Interestingly, each track’s title is instructional and about the length of a short sentence. For example, “Love never fails, but where there are prophecies love will cease to remain.”
Coming five months after M.I’s Rendezvous playlist, the rapper cum executive shows without equivocation that his creative juices are flowing.
He has also served as foreman of L.A.M.B providing A&R, production as well post-production services.
Yxng Dxnzl drops at a time when rap music, globally and locally, has been dichotomised. Globally, rap music has been shorn of its gangster garb. In its new incarnation, rappers surf on trap drumbeats with a post-millennial attempt at being deliberately in-articulate. Of course, OGs are having none of this!
On the local scene, a handful of renegade rappers subverted the blossoming Hip-Hop milieu for their own gains by deploying local languages and their coup has been successful.
This came on the heels of M. I’s double success with his albums and mixtapes. At the time, he was undisputedly the most successful cross-over rapper with both critical and commercial acclaim something his predecessors like Mode 9 and Six Foot Plus couldn’t quite manage.
It is worthy of note that since this local rapper onslaught, his career has quivered. His attempt at joining the bandwagon recoiled on his third album ‘Chairman’ and on his fourth, Rendezvous, he embraced the alternative underground sound but acceptance has been slow.
This is the baggage M.I tries to unpack in his latest project. It is supposedly ‘A Study on Self Worth’ which is a thinly disguised examination of M.I’s vulnerability as a consequence of societal malady. In MI’s reckoning, he is that fantastic slept-on wordsmith when, in actual fact, he was fast asleep when the rug of acclaim was mobilised from under his somnolent body.
The pitfall of Yxng Dxnzl is its explanatory mode, preachy tendency, motivational meanderings and hasty generalisations.
There is an annoying claim on the first song with regard to our upward development as Africans which insinuates that “until we hate racism more than we hate each other, nothing is going to change.”
The initial response is to assume that it is a case of the wrong ‘–ism’ (i.e. a conflation of racism for colonialism) but these problems run deeper in still waters. It is presumptuous to chalk up our problem to a duel between racism with a big R and tribalism with a small T.
Seriki, a local rapper, has provided the perfect riposte to M.I’s claim that Chocolate City is the biggest record label Africa ever created which he makes on the track: ‘Another thing, do not be a groupie.’

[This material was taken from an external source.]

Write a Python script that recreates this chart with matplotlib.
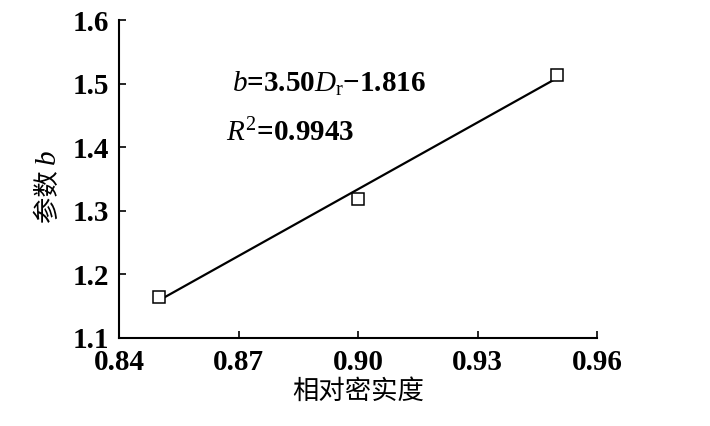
import matplotlib
matplotlib.use("Agg")
import matplotlib.pyplot as plt
import numpy as np

plt.rcParams['font.family'] = ['Liberation Serif', 'Noto Sans CJK SC']
plt.rcParams['mathtext.fontset'] = 'custom'
plt.rcParams['mathtext.rm'] = 'Liberation Serif'
plt.rcParams['mathtext.it'] = 'Liberation Serif:italic'
plt.rcParams['mathtext.bf'] = 'Liberation Serif:bold'

# 数据
dr = [0.85, 0.90, 0.95]
b_vals = [1.164, 1.318, 1.513]
slope = 3.50
intercept = -1.816
xticks = [0.84, 0.87, 0.90, 0.93, 0.96]
yticks = [1.1, 1.2, 1.3, 1.4, 1.5, 1.6]

fig = plt.figure(figsize=(7.1, 4.26), dpi=100)
ax = fig.add_axes([0.1676, 0.2066, 0.6735, 0.7464])

fit_x = np.array([dr[0], dr[-1]])
ax.plot(fit_x, slope * fit_x + intercept, color='black', lw=1.6)
ax.plot(dr, b_vals, ls='none', marker='s', ms=8.5, mfc='white', mec='black', mew=1.1)

ax.set_xlim(0.84, 0.96)
ax.set_ylim(1.1, 1.6)
ax.set_xticks(xticks)
ax.set_yticks(yticks)
ax.set_xticklabels(['%.2f' % v for v in xticks])
ax.set_yticklabels(['%.1f' % v for v in yticks])
ax.tick_params(direction='in', length=5, width=1.2, labelsize=21)
ax.tick_params(axis='x', pad=8)
ax.tick_params(axis='y', pad=7)
for lab in ax.get_xticklabels() + ax.get_yticklabels():
    lab.set_fontweight('bold')
for s in ['top', 'right']:
    ax.spines[s].set_visible(False)
for s in ['left', 'bottom']:
    ax.spines[s].set_linewidth(1.5)

ax.set_xlabel('相对密实度', fontsize=19, labelpad=2)

# y 轴标题：中文 + 斜体 b
fig.text(0.067, 0.540, '参数', rotation=90, fontsize=19, ha='center', va='center')
fig.text(0.067, 0.632, 'b', rotation=90, fontsize=21, style='italic', ha='center', va='center')

ax.text(0.8684, 1.487, r'$b$=3.50$D_\mathrm{r}$−1.816', fontsize=21, fontweight='bold')
ax.text(0.8668, 1.410, r'$R^2$=0.9943', fontsize=21, fontweight='bold')

fig.savefig('out.png', dpi=100)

Seriki’ s apt comeback is: Sakamanje!
Of course, Chocolate City has been a force in contemporary Nigerian music but calling it the biggest record label is a mere brag at best.
‘You rappers should fix up your lives’ enjoyed a prior existence as a single but fits into this album as part of the tirade against the music scene. MI opines that there are better rappers in South Africa than in Nigeria and this is one of the reasons he has not gone into retirement. His venom takes the back-burner while he rhymes eloquently about his grouse with rappers who sing etc. This is rich when you consider the fact that the “singinest” rapper in Nigeria is a Choc Boy. If you say Ice Prince, na you sabi.
Any ardent follower of pop culture saw this happen to American music, it was only a matter of time for same to consume our own local spaces.
And, in the same breath, it is contradictory that MI insists that he must come out of retirement.
He seems to forget that rappers like Jesse Jagz, A-Q and Loose Kaynon are still in the game. How much more Mode 9, a towering rap god who also happens be Nigerian? There is a counter-argument that MI is peerless but this is in-accurate. MI indeed has peers whom he has refused to acknowledge except for Jesse Jagz and Ice Prince.
The column of songs from Track 5 to 7 are delightful and vintage M.I with exquisite word play and rhymes that bite, however the exuberant chorus of ‘The Self-Evaluation of Yxng Dxnzl’ bears unmistakable similarities to FuQ, a song released on The Shutterbug Project Vol. 1 by Eso (previously known as FliQ).
Yxng Dxnzl could have been masterful if it was not so self-explanatory. M.I seems to be projecting on Freud’s couch—discussing sibling rivalry, Oedipal conflict, identity crisis and psychological homelessness—instead of facing, headlong, the real reason why he hasn’t been No. 1 since 2010: an era has passed but M.I remains clueless.